You know your baby is growing. You can see and feel the changes in your body. But sometimes it is important to know what is actually happening inside your body. Under certain medical circumstances, or as a personal choice, you may choose to have a 4D ultrasound to give you an up-close and personal “real-time” view of your baby.
Routine prenatal ultrasounds (also called a sonograms) have been used for many years as a to create a visual image of your baby, placenta, and uterus, as well as other pelvic organs. But ultrasounds have come a long way in recent years to include 3D and 4D ultrasounds. The concept is similar to a 2D ultrasound: sound waves travel into the abdomen and echo back from inside. However, the 4D ultrasound collects images faster and provides a much clearer, almost life-like image, along with motion.
4D ultrasound can be very useful if your doctor is concerned about a problem with your baby. It can show the face, limbs, and body in detail and can be helpful in guiding your doctor's hand if a procedure must be done while your baby is still in the womb.
Is 4D Ultrasound Safe for my Baby?
Studies suggest that 3D and 4D ultrasounds are safe, but experts worry that too much exposure to any ultrasound could cause risks. 3D and 4D ultrasound machines tend to release higher levels of energy than traditional 2D machines. It is generally recommended that 3D and 4D ultrasounds be done only at the request of your doctor for medical purposes.

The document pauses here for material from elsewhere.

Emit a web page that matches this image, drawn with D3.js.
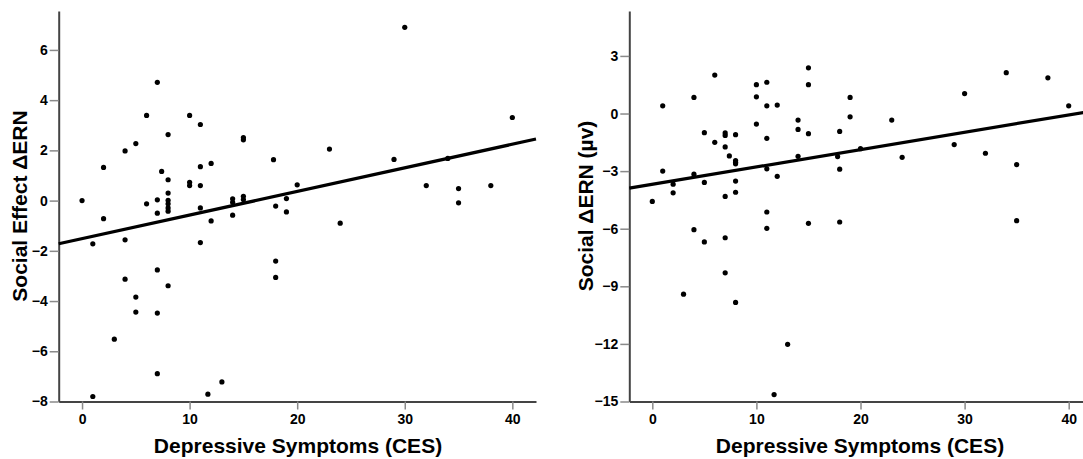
<!DOCTYPE html>
<html>
<head>
<meta charset="utf-8">
<script src="https://cdn.jsdelivr.net/npm/d3@7"></script>
<style>
  html, body { margin: 0; padding: 0; background: #fff; }
  svg { display: block; }
  text { font-family: Arial, "Liberation Sans", sans-serif; font-weight: bold; fill: #000; }
</style>
</head>
<body>
<svg id="chart" width="1083" height="459"></svg>
<script>
// ---------- DATA ----------
const xTicks = [0, 10, 20, 30, 40];

// Left panel: Social Effect ΔERN vs CES
const leftX = [0,1,1,2,2,3,4,4,4,5,5,5,6,6,7,7,7,7,7,7,7.4,8,8,8,8,8,8,8,8,10,10,10,11,11,11,11,11,11.7,12,12,13,14,14,14,15,15,15,15,17.8,18,18,18,19,19,20,23,24,29,30,32,34,35,35,38,40];
const leftY = [0,-1.72,-7.8,1.32,-0.72,-5.52,1.98,-1.56,-3.13,2.27,-3.84,-4.44,3.39,-0.13,4.71,0.03,-0.5,-2.76,-4.48,-6.89,1.16,2.63,0.83,0.3,0.01,-0.13,-0.29,-0.42,-3.39,3.39,0.73,0.6,3.03,1.35,0.6,-0.29,-1.67,-7.71,1.48,-0.81,-7.22,0.07,-0.07,-0.58,2.51,2.42,0.17,0.04,1.63,-0.22,-2.41,-3.06,0.08,-0.45,0.63,2.05,-0.9,1.64,6.9,0.6,1.68,0.48,-0.09,0.6,3.31];
const leftYTicks = [-8, -6, -4, -2, 0, 2, 4, 6];
const leftFit = [-1.516, 0.094]; // intercept, slope

// Right panel: Social ΔERN (µv) vs CES
const rightX = [0,1,1,2,2,3,4,4,4,5,5,5,6,6,7,7,7,7,7,7,7.4,8,8,8,8,8,8,8,10,10,10,11,11,11,11,11,11,11.7,12,12,13,14,14,14,15,15,15,15,17.8,18,18,18,19,19,20,23,24,29,30,32,34,35,35,38,40];
const rightY = [-4.58,0.4,-3.0,-3.68,-4.13,-9.41,0.84,-3.16,-6.05,-1.0,-3.59,-6.69,2.0,-1.5,-1.01,-1.14,-1.74,-4.32,-6.47,-8.3,-2.21,-1.1,-2.45,-2.54,-2.62,-3.52,-4.1,-9.84,1.5,0.87,-0.55,1.63,0.4,-1.29,-2.88,-5.13,-5.98,-14.64,0.44,-3.27,-12.02,-0.34,-0.83,-2.23,2.38,1.5,-1.05,-5.72,-2.24,-0.93,-2.9,-5.65,0.84,-0.17,-1.83,-0.34,-2.28,-1.62,1.04,-2.07,2.13,-2.66,-5.58,1.86,0.4];
const rightYTicks = [-15, -12, -9, -6, -3, 0, 3];
const rightFit = [-3.69, 0.0904];

const xLabel = "Depressive Symptoms (CES)";
const leftYLabel = "Social Effect \u0394ERN";
const rightYLabel = "Social \u0394ERN (\u00b5v)";

// ---------- DRAW ----------
const svg = d3.select("#chart");

function panel(cfg) {
  const g = svg.append("g");
  const x = d3.scaleLinear().domain(cfg.xDomain).range(cfg.xRange);
  const y = d3.scaleLinear().domain(cfg.yDomain).range(cfg.yRange);

  // x axis
  const xa = g.append("g")
    .attr("transform", `translate(0,${cfg.yRange[0]})`)
    .call(d3.axisBottom(x).tickValues(xTicks).tickSize(8).tickPadding(5).tickSizeOuter(0));
  // y axis
  const ya = g.append("g")
    .attr("transform", `translate(${cfg.xRange[0]},0)`)
    .call(d3.axisLeft(y).tickValues(cfg.yTicks).tickSize(9).tickPadding(2).tickSizeOuter(0));

  [xa, ya].forEach(a => {
    a.select(".domain").attr("stroke", "#444").attr("stroke-width", 2);
    a.selectAll(".tick line").attr("stroke", "#8a8a8a").attr("stroke-width", 1.5);
    a.selectAll(".tick text")
      .attr("font-size", 14)
      .attr("font-family", 'Arial, "Liberation Sans", sans-serif')
      .attr("font-weight", "bold")
      .attr("fill", "#000");
  });

  // points
  g.append("g").selectAll("circle")
    .data(cfg.xs.map((d, i) => [d, cfg.ys[i]]))
    .join("circle")
    .attr("cx", d => x(d[0]))
    .attr("cy", d => y(d[1]))
    .attr("r", 2.6)
    .attr("fill", "#000");

  // fit line
  const [b0, b1] = cfg.fit;
  const x0 = cfg.xDomain[0], x1 = cfg.xDomain[1];
  g.append("line")
    .attr("x1", x(x0)).attr("y1", y(b0 + b1 * x0))
    .attr("x2", x(x1)).attr("y2", y(b0 + b1 * x1))
    .attr("stroke", "#000").attr("stroke-width", 3.2);

  // labels
  g.append("text")
    .attr("x", cfg.xLabelX).attr("y", 453)
    .attr("text-anchor", "middle")
    .attr("font-size", 21)
    .text(xLabel);
  g.append("text")
    .attr("transform", `translate(${cfg.yLabelX},${cfg.yLabelY}) rotate(-90)`)
    .attr("text-anchor", "middle")
    .attr("font-size", 21)
    .text(cfg.yLabel);
}

panel({
  xs: leftX, ys: leftY, fit: leftFit, yTicks: leftYTicks,
  xDomain: [-2.17, 42.2], xRange: [58.7, 536],
  yDomain: [-8, 7.55], yRange: [401.5, 11],
  yLabel: leftYLabel, yLabelX: 27, yLabelY: 206, xLabelX: 298
});

panel({
  xs: rightX, ys: rightY, fit: rightFit, yTicks: rightYTicks,
  xDomain: [-2.21, 42.2], xRange: [629.3, 629.3 + 44.41 * 10.41],
  yDomain: [-15, 5.34], yRange: [401.5, 11],
  yLabel: rightYLabel, yLabelX: 593, yLabelY: 206, xLabelX: 860
});
</script>
</body>
</html>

Reasons for a 4D Ultrasound
Your doctor may recommend a 4D ultrasound to:
Determine fetal age
Diagnose congenital abnormalities
Evaluate position of placenta
Determine multiple pregnancies
If you're having a low-risk pregnancy, you might not be offered an ultrasound at all. Discuss with your doctor about whether or not an ultrasound should be included in your pre-natal care plan.